_SUPPLIED INFORMATION_.

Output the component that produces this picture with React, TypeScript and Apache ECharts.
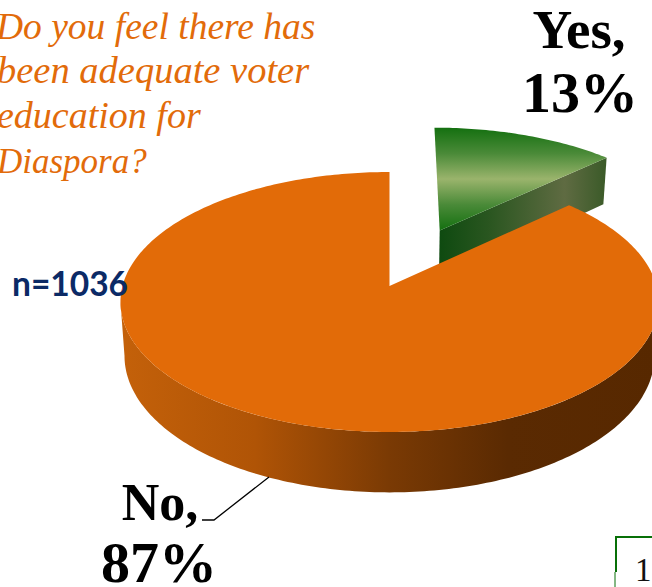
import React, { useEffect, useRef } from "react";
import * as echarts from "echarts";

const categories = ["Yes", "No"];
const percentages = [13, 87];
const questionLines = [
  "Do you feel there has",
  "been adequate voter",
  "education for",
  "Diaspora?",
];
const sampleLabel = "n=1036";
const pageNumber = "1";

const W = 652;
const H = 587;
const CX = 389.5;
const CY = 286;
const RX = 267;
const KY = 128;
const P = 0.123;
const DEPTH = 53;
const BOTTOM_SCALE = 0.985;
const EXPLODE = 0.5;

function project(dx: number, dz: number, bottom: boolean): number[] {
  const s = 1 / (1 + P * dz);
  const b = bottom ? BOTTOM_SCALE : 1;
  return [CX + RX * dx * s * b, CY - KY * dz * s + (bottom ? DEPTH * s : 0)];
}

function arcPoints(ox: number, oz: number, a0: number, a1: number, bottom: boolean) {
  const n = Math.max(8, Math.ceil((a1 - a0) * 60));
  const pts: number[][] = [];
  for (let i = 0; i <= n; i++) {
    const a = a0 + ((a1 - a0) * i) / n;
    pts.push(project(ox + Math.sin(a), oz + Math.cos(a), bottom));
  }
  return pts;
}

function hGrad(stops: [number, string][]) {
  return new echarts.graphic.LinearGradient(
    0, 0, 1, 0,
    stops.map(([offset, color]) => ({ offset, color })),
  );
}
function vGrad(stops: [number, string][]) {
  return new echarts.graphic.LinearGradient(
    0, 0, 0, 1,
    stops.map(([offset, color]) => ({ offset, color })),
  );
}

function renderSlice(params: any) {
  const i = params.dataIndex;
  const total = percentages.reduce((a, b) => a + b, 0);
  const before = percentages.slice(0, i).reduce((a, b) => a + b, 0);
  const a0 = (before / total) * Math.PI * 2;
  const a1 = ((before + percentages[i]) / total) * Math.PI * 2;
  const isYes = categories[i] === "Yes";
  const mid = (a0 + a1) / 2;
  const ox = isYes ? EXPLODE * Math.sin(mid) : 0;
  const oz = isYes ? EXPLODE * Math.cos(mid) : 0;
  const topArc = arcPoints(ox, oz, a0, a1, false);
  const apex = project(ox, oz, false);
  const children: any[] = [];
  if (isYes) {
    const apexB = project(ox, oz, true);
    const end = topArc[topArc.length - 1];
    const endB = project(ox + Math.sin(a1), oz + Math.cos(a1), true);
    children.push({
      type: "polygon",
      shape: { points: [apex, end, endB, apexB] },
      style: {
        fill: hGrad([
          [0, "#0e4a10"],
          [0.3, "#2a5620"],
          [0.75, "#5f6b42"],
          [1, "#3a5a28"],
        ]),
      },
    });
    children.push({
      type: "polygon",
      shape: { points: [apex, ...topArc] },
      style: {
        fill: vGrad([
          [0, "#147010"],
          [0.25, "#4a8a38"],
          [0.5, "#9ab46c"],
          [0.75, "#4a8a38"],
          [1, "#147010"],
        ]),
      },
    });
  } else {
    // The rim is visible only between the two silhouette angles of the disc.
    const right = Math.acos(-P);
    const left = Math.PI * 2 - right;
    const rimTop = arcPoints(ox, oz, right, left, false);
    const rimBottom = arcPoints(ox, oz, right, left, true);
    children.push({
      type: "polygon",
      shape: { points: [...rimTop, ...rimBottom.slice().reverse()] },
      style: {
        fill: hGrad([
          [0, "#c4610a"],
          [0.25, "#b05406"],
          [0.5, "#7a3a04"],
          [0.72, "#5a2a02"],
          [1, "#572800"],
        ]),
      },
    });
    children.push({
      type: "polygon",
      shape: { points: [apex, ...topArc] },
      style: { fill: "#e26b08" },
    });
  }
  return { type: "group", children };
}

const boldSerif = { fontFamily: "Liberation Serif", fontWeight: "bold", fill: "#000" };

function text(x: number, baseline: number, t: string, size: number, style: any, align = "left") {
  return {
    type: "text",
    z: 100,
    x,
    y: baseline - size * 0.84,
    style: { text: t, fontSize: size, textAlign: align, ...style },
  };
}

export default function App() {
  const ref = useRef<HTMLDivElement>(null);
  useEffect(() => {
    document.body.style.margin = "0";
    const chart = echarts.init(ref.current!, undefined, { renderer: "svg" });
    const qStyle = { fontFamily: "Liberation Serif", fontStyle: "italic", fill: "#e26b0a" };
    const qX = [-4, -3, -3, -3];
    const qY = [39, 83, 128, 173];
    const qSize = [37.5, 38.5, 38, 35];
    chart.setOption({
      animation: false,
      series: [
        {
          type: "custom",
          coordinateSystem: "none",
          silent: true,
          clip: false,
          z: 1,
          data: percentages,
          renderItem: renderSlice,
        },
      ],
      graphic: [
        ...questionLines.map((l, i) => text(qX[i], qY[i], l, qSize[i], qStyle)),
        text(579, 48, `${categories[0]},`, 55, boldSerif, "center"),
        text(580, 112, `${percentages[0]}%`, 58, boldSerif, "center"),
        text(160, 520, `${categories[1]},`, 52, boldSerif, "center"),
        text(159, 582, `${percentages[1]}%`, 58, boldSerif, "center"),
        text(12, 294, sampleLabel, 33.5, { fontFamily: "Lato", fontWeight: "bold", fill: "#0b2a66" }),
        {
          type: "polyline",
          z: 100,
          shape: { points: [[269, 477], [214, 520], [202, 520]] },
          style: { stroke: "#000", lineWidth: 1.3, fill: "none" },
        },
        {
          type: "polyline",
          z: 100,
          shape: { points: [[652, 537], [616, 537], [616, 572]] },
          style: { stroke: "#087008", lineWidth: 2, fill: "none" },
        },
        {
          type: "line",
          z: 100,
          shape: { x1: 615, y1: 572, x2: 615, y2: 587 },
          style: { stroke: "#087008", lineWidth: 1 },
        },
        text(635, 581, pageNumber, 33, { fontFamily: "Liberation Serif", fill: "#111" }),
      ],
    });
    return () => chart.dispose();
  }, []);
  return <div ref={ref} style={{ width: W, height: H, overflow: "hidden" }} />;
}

_GOAL_.
Copy every line that contains the string "React".

_RESPONSE TO THIS TASK_.
Output the component that produces this picture with React, TypeScript and Apache ECharts.
import React, { useEffect, useRef } from "react";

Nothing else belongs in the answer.